Extract everything from the first line through the line with "const velocityNoiseIdentity = [[0, 0], [2.9, 2.9]];", both ends included, except for any pictures.

PROVIDED DATA —
---

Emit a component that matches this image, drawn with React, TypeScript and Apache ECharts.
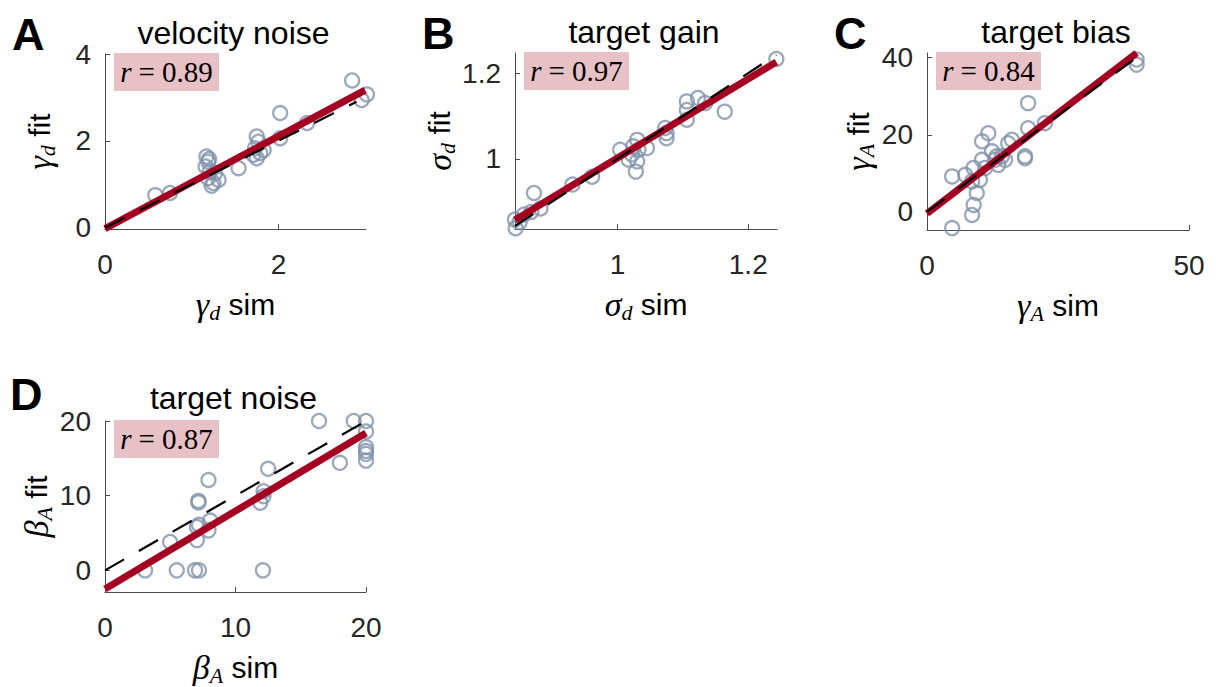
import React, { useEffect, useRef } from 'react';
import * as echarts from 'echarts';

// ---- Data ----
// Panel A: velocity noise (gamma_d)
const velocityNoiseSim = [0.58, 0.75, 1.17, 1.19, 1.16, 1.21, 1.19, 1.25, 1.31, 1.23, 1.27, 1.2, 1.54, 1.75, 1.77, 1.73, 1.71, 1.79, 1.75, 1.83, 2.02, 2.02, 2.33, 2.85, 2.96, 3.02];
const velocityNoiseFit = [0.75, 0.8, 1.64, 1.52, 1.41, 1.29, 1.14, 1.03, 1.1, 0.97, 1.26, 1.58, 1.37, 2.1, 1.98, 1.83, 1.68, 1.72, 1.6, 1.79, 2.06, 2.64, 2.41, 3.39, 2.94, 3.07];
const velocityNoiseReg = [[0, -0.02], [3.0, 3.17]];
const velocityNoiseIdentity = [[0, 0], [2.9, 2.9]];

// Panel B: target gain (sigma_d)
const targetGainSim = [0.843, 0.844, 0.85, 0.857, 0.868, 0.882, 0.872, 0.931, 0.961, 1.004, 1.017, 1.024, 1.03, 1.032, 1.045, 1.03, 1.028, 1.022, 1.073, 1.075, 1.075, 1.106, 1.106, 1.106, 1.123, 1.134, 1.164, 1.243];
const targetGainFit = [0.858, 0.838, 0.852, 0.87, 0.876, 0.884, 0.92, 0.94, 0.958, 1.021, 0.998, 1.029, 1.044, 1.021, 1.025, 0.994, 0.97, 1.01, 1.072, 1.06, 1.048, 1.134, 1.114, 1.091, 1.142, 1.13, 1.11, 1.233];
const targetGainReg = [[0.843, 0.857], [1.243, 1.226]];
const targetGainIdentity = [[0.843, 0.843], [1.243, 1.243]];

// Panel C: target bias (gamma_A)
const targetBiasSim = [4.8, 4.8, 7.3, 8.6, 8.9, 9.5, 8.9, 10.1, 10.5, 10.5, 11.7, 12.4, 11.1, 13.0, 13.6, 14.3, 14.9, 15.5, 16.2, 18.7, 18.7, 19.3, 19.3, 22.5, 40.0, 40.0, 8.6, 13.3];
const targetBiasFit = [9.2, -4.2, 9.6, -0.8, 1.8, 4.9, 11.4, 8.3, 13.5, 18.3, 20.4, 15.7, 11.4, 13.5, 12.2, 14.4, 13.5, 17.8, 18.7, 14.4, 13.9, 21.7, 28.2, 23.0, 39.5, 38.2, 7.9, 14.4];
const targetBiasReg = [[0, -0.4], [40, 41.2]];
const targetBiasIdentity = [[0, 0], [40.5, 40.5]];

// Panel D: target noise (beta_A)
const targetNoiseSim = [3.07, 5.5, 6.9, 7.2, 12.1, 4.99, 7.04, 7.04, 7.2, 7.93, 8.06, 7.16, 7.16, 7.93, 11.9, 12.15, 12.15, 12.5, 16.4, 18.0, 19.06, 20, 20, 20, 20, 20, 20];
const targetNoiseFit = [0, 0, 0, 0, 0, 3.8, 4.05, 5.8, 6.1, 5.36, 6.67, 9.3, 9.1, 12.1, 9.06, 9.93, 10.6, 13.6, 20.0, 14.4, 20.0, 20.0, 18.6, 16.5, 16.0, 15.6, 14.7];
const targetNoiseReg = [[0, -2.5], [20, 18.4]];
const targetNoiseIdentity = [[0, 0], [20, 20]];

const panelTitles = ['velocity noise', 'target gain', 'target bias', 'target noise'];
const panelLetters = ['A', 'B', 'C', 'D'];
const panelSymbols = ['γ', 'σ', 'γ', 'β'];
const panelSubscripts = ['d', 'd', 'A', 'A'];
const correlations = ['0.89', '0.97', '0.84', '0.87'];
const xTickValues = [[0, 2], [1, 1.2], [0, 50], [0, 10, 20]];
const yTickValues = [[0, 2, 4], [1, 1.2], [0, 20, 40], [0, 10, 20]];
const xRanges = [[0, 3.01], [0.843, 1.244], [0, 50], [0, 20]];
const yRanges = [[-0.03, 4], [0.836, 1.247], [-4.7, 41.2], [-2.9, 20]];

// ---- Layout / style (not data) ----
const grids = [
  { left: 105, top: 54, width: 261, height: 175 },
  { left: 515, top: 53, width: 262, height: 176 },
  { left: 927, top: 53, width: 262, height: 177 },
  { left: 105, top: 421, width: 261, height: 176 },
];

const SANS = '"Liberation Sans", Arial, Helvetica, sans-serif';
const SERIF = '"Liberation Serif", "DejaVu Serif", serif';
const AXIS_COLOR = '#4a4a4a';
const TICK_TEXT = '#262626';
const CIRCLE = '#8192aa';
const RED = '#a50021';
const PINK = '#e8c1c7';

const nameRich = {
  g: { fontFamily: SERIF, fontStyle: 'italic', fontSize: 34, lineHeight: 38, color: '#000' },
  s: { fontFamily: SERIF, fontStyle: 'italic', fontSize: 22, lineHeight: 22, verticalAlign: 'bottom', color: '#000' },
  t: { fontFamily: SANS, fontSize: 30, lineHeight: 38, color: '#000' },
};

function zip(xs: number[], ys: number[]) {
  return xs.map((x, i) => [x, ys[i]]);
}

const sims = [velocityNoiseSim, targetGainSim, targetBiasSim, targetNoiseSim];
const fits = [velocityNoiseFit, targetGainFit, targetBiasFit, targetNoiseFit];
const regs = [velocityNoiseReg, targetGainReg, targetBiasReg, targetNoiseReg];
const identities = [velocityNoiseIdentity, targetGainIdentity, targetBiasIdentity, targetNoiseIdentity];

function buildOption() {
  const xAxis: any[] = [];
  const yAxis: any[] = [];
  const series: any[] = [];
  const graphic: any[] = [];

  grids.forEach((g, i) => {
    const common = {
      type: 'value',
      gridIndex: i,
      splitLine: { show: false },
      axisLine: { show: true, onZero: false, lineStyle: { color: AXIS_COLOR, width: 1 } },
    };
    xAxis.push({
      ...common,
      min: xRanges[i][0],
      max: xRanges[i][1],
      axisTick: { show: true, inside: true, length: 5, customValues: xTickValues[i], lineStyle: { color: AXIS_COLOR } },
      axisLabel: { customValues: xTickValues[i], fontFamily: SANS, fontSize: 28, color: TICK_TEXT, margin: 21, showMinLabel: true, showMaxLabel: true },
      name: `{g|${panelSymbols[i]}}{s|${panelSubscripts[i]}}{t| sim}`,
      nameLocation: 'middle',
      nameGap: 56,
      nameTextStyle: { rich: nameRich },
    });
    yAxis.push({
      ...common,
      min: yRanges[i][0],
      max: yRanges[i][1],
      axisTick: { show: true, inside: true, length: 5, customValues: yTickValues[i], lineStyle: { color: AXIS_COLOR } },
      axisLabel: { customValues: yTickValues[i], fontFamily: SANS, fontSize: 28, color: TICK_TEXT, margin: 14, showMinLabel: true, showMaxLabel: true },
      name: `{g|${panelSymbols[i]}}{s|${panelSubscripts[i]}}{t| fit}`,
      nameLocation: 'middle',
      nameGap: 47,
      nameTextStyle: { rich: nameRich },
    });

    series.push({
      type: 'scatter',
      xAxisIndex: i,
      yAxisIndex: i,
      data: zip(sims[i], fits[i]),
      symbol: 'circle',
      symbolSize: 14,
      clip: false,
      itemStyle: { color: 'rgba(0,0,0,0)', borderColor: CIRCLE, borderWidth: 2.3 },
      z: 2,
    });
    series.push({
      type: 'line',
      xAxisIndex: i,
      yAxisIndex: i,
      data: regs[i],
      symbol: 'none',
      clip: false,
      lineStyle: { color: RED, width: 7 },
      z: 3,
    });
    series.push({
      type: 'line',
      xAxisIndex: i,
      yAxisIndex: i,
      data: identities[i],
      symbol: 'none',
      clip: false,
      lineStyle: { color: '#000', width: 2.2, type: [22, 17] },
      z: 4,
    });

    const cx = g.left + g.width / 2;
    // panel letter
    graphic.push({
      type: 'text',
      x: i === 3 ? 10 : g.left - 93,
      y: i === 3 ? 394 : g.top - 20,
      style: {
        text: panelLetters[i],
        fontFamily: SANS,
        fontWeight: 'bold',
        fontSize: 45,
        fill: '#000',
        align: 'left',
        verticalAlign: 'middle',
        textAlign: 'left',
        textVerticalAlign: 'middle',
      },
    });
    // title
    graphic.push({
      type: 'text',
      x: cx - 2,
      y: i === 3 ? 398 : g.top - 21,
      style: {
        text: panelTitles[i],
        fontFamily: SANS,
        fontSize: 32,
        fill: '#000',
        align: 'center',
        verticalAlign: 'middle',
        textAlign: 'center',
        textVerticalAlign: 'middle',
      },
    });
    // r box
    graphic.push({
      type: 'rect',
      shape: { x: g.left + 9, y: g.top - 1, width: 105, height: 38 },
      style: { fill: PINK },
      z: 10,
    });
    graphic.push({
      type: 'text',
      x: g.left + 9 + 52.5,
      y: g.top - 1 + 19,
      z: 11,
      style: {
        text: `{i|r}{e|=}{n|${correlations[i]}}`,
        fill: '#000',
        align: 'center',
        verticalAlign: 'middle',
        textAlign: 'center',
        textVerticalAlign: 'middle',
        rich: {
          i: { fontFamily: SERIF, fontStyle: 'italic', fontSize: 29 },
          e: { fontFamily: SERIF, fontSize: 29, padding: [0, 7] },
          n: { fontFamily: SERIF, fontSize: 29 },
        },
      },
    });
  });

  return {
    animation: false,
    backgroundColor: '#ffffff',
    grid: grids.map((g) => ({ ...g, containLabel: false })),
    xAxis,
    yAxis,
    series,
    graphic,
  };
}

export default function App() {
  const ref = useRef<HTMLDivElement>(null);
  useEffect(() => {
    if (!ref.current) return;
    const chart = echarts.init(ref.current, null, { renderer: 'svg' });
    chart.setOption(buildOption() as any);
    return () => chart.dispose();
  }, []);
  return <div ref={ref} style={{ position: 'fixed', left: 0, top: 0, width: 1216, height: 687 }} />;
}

---

TASK RESULT —
Emit a component that matches this image, drawn with React, TypeScript and Apache ECharts.
import React, { useEffect, useRef } from 'react';
import * as echarts from 'echarts';

// ---- Data ----
// Panel A: velocity noise (gamma_d)
const velocityNoiseSim = [0.58, 0.75, 1.17, 1.19, 1.16, 1.21, 1.19, 1.25, 1.31, 1.23, 1.27, 1.2, 1.54, 1.75, 1.77, 1.73, 1.71, 1.79, 1.75, 1.83, 2.02, 2.02, 2.33, 2.85, 2.96, 3.02];
const velocityNoiseFit = [0.75, 0.8, 1.64, 1.52, 1.41, 1.29, 1.14, 1.03, 1.1, 0.97, 1.26, 1.58, 1.37, 2.1, 1.98, 1.83, 1.68, 1.72, 1.6, 1.79, 2.06, 2.64, 2.41, 3.39, 2.94, 3.07];
const velocityNoiseReg = [[0, -0.02], [3.0, 3.17]];
const velocityNoiseIdentity = [[0, 0], [2.9, 2.9]];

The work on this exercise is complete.